Garantir le financement de l’audiovisuel public, c’est préserver notre économie face à la concurrence du marché américain.
Nous souhaitons également renforcer l’identité des chaînes, notamment de France 3, la chaîne des régions.
La commission souhaite confirmer l’existence législative de la chaîne préférée des Français et préciser ses missions, en renforçant l’aspect régional. Les temps de décrochage sont insuffisants. France Télévisions devra concevoir davantage de programmes en région. Avec la mondialisation, les Français aspirent à un ancrage territorial, et France 3 est la seule à refléter la richesse de nos territoires.
S’agissant de la société de l’audiovisuel extérieur, nos amendements viseront principalement à améliorer le contrôle du Parlement et à stabiliser le conseil d’administration.
La commission Copé avait proposé de reporter la suppression de la publicité après 20 heures à septembre, ce qui aurait laissé plus de temps au débat et apaisé les esprits. A la requête du Gouvernement, le conseil d’administration de France Télévisions a appliqué cette mesure dès le 5 janvier.
J’en prends acte, mais, à titre personnel, je le regrette.
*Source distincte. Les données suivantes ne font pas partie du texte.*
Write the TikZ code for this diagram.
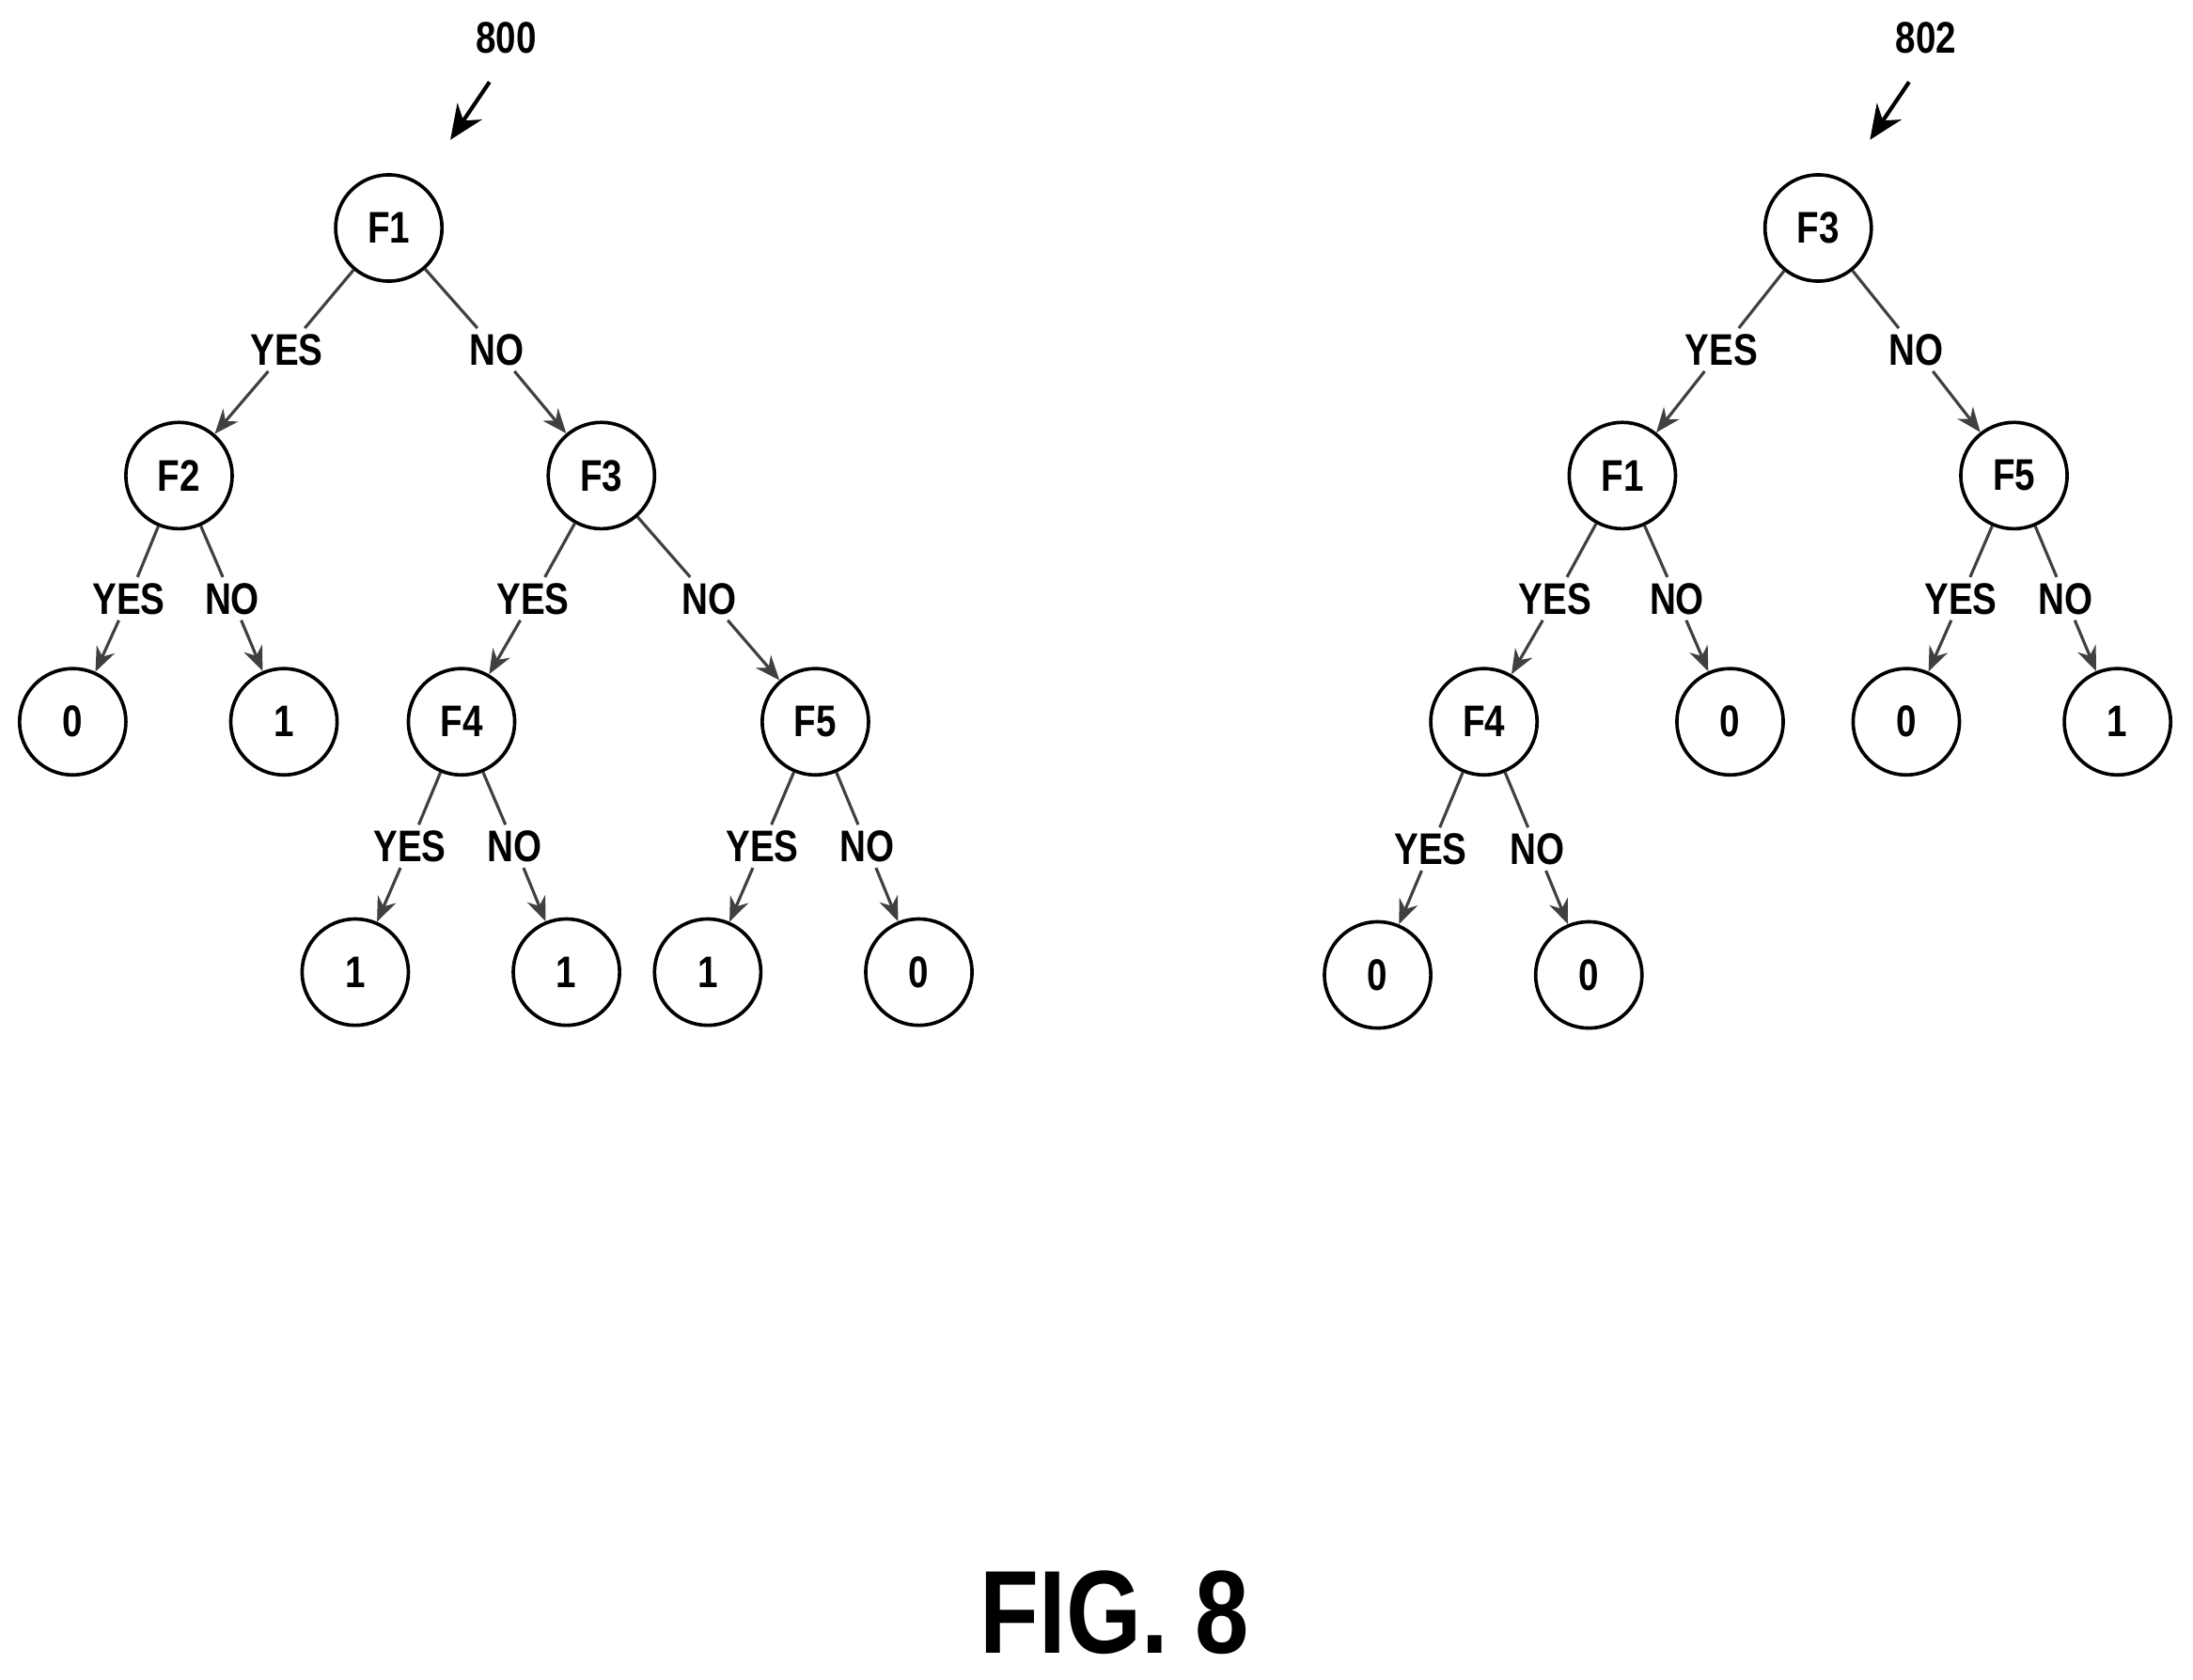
\documentclass[tikz,border=0pt]{standalone}
\usepackage{fontspec}
\setmainfont[FakeStretch=0.82]{Liberation Sans}
\usetikzlibrary{arrows.meta}
\begin{document}
\begin{tikzpicture}[x=0.01cm,y=-0.01cm,
  every node/.style={font=\bfseries\fontsize{9}{10}\selectfont},
  tnode/.style={draw, circle, line width=0.7pt, minimum size=0.76cm, inner sep=0pt},
  lbl/.style={inner sep=1pt},
  edge/.style={line width=0.6pt, draw=black!75},
  arr/.style={edge, -{Stealth[length=5pt,width=4pt]}}
]
\useasboundingbox (0,0) rectangle (1568,1201);
% tree 800
\node[tnode] (a1) at (278,163) {F1};
\node[tnode] (a2) at (128,340) {F2};
\node[tnode] (a3) at (430,340) {F3};
\node[tnode] (a4) at (52,516) {0};
\node[tnode] (a5) at (203,516) {1};
\node[tnode] (a6) at (330,516) {F4};
\node[tnode] (a7) at (583,516) {F5};
\node[tnode] (a8) at (254,695) {1};
\node[tnode] (a9) at (405,695) {1};
\node[tnode] (a10) at (506,695) {1};
\node[tnode] (a11) at (657,695) {0};
\node[lbl] (ay1) at (205,250) {YES};
\node[lbl] (an1) at (355,250) {NO};
\node[lbl] (ay2) at (92,428) {YES};
\node[lbl] (an2) at (166,428) {NO};
\node[lbl] (ay3) at (381,428) {YES};
\node[lbl] (an3) at (507,428) {NO};
\node[lbl] (ay4) at (293,605) {YES};
\node[lbl] (an4) at (368,605) {NO};
\node[lbl] (ay5) at (545,605) {YES};
\node[lbl] (an5) at (620,605) {NO};
\foreach \p/\l/\c in {a1/ay1/a2, a1/an1/a3, a2/ay2/a4, a2/an2/a5, a3/ay3/a6,
  a3/an3/a7, a6/ay4/a8, a6/an4/a9, a7/ay5/a10, a7/an5/a11} {
  \draw[edge] (\p) -- (\l);
  \draw[arr] (\l) -- (\c);
}
\node (r800) at (362,27) {800};
\coordinate (t800) at (322,100);
\draw[line width=0.8pt, -{Stealth[length=7pt,width=6pt]}] (r800.south) ++(-12,8) -- (t800);
% tree 802
\node[tnode] (b1) at (1300,163) {F3};
\node[tnode] (b2) at (1160,340) {F1};
\node[tnode] (b3) at (1440,340) {F5};
\node[tnode] (b4) at (1061,516) {F4};
\node[tnode] (b5) at (1237,516) {0};
\node[tnode] (b6) at (1363,516) {0};
\node[tnode] (b7) at (1514,516) {1};
\node[tnode] (b8) at (985,697) {0};
\node[tnode] (b9) at (1136,697) {0};
\node[lbl] (by1) at (1231,250) {YES};
\node[lbl] (bn1) at (1370,250) {NO};
\node[lbl] (by2) at (1112,428) {YES};
\node[lbl] (bn2) at (1199,428) {NO};
\node[lbl] (by3) at (1402,428) {YES};
\node[lbl] (bn3) at (1477,428) {NO};
\node[lbl] (by4) at (1023,607) {YES};
\node[lbl] (bn4) at (1099,607) {NO};
\foreach \p/\l/\c in {b1/by1/b2, b1/bn1/b3, b2/by2/b4, b2/bn2/b5, b3/by3/b6,
  b3/bn3/b7, b4/by4/b8, b4/bn4/b9} {
  \draw[edge] (\p) -- (\l);
  \draw[arr] (\l) -- (\c);
}
\node (r802) at (1377,27) {802};
\coordinate (t802) at (1337,100);
\draw[line width=0.8pt, -{Stealth[length=7pt,width=6pt]}] (r802.south) ++(-12,8) -- (t802);
\node[font=\bfseries\fontsize{24}{26}\selectfont] (fig) at (797,1153) {FIG. 8};
\end{tikzpicture}
\end{document}
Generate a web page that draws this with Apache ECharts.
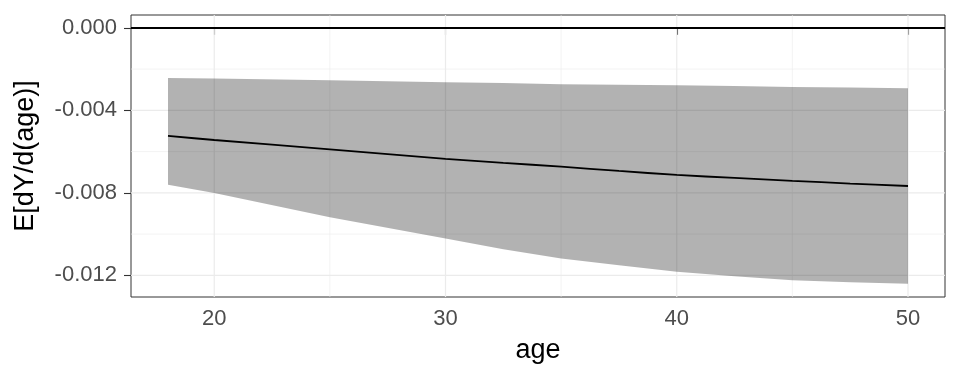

Nous allons vivre une période d’innovation passionnante. Dans ce nouveau paysage, le service public doit être central et exemplaire, moteur de la recherche, du développement et de la créativité. C’est un TGV que nous lançons ; il ne pourra se contenter des moyens d’un Corail ! Je me félicite que la commission ait donné un avis favorable à ce texte, sous réserve de l’adoption d’amendements ambitieux, mais propres à en conforter l’équilibre.